83 küsur milyar dolar tutarında 503 projeye verilecek yatırım teşvikine kaynak sağlama yükü de halka bindirildi. Yıl bitmeden alarm veren bütçeyi doğrultmak için yükün altında kalacak olanlar yine emekçiler. Ek bütçenin düzenlemesine bakılırsa; emekçiler kendi elektrik faturalarını ödeyemezken Erdoğan’ın kapitalistlerinin enerji maliyetini karşılayacak. Çoluğuna çocuğuna ilaç alamazken Sağlık Bakanının hastane teşvikini ödeyecek. Kredi kartı borcu altında ezilirken sermayedarın kredi faizini üstlenecek, üç kuruşluk ücretini alabilmek için devlete vergi verecek, bu vergi ücretleri ödeyebilsin diye, teşvik olarak kapitaliste akacak. Kriz ona teğet geçerken emekçiyi delip çıkacak.

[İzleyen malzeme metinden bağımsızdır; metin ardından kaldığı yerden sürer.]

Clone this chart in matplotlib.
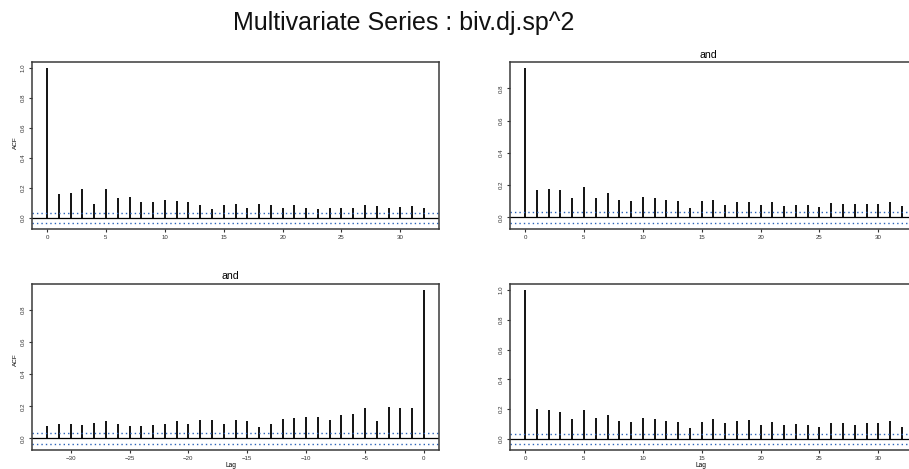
import numpy as np
import matplotlib
matplotlib.use("Agg")
import matplotlib.pyplot as plt

plt.rcParams['font.family'] = ['Liberation Sans', 'DejaVu Sans']

# ---- DATA ----
lags_pos = np.arange(0, 33)
lags_neg = np.arange(-32, 1)

acf_dj = [1.0, 0.156, 0.165, 0.194, 0.094, 0.19, 0.132, 0.138, 0.105, 0.105,
          0.118, 0.112, 0.105, 0.083, 0.058, 0.085, 0.092, 0.063, 0.092, 0.083,
          0.069, 0.089, 0.063, 0.058, 0.067, 0.063, 0.069, 0.085, 0.080, 0.065,
          0.074, 0.078, 0.067]

ccf_dj_sp = [0.925, 0.170, 0.178, 0.170, 0.118, 0.186, 0.122, 0.149, 0.105, 0.099,
             0.128, 0.122, 0.105, 0.103, 0.060, 0.103, 0.107, 0.076, 0.097, 0.097,
             0.076, 0.097, 0.072, 0.079, 0.079, 0.066, 0.091, 0.085, 0.081, 0.085,
             0.085, 0.097, 0.068]

ccf_sp_dj = [0.080, 0.092, 0.088, 0.086, 0.098, 0.108, 0.088, 0.080, 0.080, 0.082,
             0.092, 0.110, 0.088, 0.117, 0.115, 0.092, 0.117, 0.106, 0.074, 0.088,
             0.123, 0.129, 0.135, 0.131, 0.117, 0.145, 0.149, 0.190, 0.110, 0.194,
             0.190, 0.190, 0.921]

acf_sp = [1.0, 0.198, 0.194, 0.183, 0.134, 0.194, 0.140, 0.160, 0.120, 0.116,
          0.140, 0.134, 0.120, 0.116, 0.073, 0.116, 0.134, 0.105, 0.120, 0.127,
          0.094, 0.114, 0.094, 0.100, 0.094, 0.082, 0.109, 0.105, 0.094, 0.105,
          0.105, 0.120, 0.078]

ci = 0.0333

W, H = 909, 469
fig = plt.figure(figsize=(W / 100, H / 100), dpi=100)


def px_axes(x0, y0, x1, y1):
    # pixel box (top-left origin) -> figure fraction
    return fig.add_axes([x0 / W, 1 - y1 / H, (x1 - x0) / W, (y1 - y0) / H])


def acf_panel(ax, lags, vals, yticks, xticks):
    ax.vlines(lags, 0, vals, color='black', lw=1.3)
    ax.axhline(0, color='black', lw=0.9)
    # dotted confidence bounds
    ax.axhline(ci, color='#2a62b8', lw=1.0, ls=(0, (1.0, 2.2)))
    ax.axhline(-ci, color='#2a62b8', lw=1.0, ls=(0, (1.0, 2.2)))
    lo = min(min(vals), -ci)
    hi = max(max(vals), ci)
    pad = 0.04 * (hi - lo)
    ax.set_ylim(lo - pad, hi + pad)
    xl, xh = lags.min(), lags.max()
    xpad = 0.04 * (xh - xl)
    ax.set_xlim(xl - xpad, xh + xpad)
    ax.set_yticks(yticks)
    ax.set_yticklabels(['%.1f' % v for v in yticks], rotation=90, va='center')
    ax.set_xticks(xticks)
    ax.tick_params(labelsize=4.4, length=2.5, width=0.8, pad=2,
                   colors='#333333')
    for s in ax.spines.values():
        s.set_color('#3a3a3a')
        s.set_linewidth(1.1)


ax1 = px_axes(32, 62, 439, 229)
acf_panel(ax1, lags_pos, acf_dj, np.arange(0, 1.01, 0.2), np.arange(0, 31, 5))

ax2 = px_axes(510, 62, 917, 229)
acf_panel(ax2, lags_pos, ccf_dj_sp, np.arange(0, 0.81, 0.2), np.arange(0, 31, 5))

ax3 = px_axes(32, 284, 439, 450)
acf_panel(ax3, lags_neg, ccf_sp_dj, np.arange(0, 0.81, 0.2), np.arange(-30, 1, 5))

ax4 = px_axes(510, 284, 917, 450)
acf_panel(ax4, lags_pos, acf_sp, np.arange(0, 1.01, 0.2), np.arange(0, 31, 5))

# ---- TEXT ----
fig.text(404 / W, 1 - 23 / H, "Multivariate Series : biv.dj.sp^2",
         ha='center', va='center', fontsize=18, color='#111111')
fig.text(708 / W, 1 - 55 / H, "and", ha='center', va='center', fontsize=7.6)
fig.text(230 / W, 1 - 276 / H, "and", ha='center', va='center', fontsize=7.6)
fig.text(15 / W, 1 - 143 / H, "ACF", ha='center', va='center', rotation=90,
         fontsize=4.6)
fig.text(15 / W, 1 - 360 / H, "ACF", ha='center', va='center', rotation=90,
         fontsize=4.6)
fig.text(231 / W, 1 - 465 / H, "Lag", ha='center', va='center', fontsize=4.8)
fig.text(701 / W, 1 - 465 / H, "Lag", ha='center', va='center', fontsize=4.8)

fig.savefig("out.png", dpi=100)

Özetle Körfez ülkelerine parça parça satılan assetler, yok pahasına elden çıkarılan limanlar, halka yüklenen vergiler, ağır zamlar ama buna karşılık damlalıkla verilen ücretler sermayenin paşa gönlü incinmesin diye.
Önceki Bakan Nebati’nin Türk tipi ekonomik kalkınma diye tanımlamış olduğu, gerçekte zengini daha zenginleştiren program döneminde bütün ücretlerin asgari ücret düzeyine çekilmesinin yolu açılmıştı. Kur korumalı mevduat adı verilen, gecekondu faiz sistemi ekonomi ve finans çetelerini gerçekten kalkındırırken emekçi sınıfları çökertti. Avronun 30 TL’yi aştığı bugün Batı’nın ve körfez sermayesinin iştahını kabartacak ucuz emek coğrafyasının ateşi de bir kez daha harlanıyor. Son torba yasa ve körfez sermayesini tavaf bundan başka bir anlam taşımıyor.
Seçime kadar oyalanarak beklentiye sokulan, hareketsizleştirilen ve artık kendi göbeğini kendi kesmekten başka şansı kalmayan emekçilerin iş bıraktığı, kamyoncuların kontak kapattığı haberleri bu karamsarlığın uzun sürmeyeceğinin; 2021 ve 2022’deki, işçi sınıfının domino etkisi gösteren eylemlerinin kaldığı yerden devam etme potansiyeli taşıdığı görülüyor. Şimdiden başladı hareket.
Çünkü o iş bitmedi, bitmez de. Bu yollarda kim kiminle birlikte ıslandıysa onunla kol kola girecek.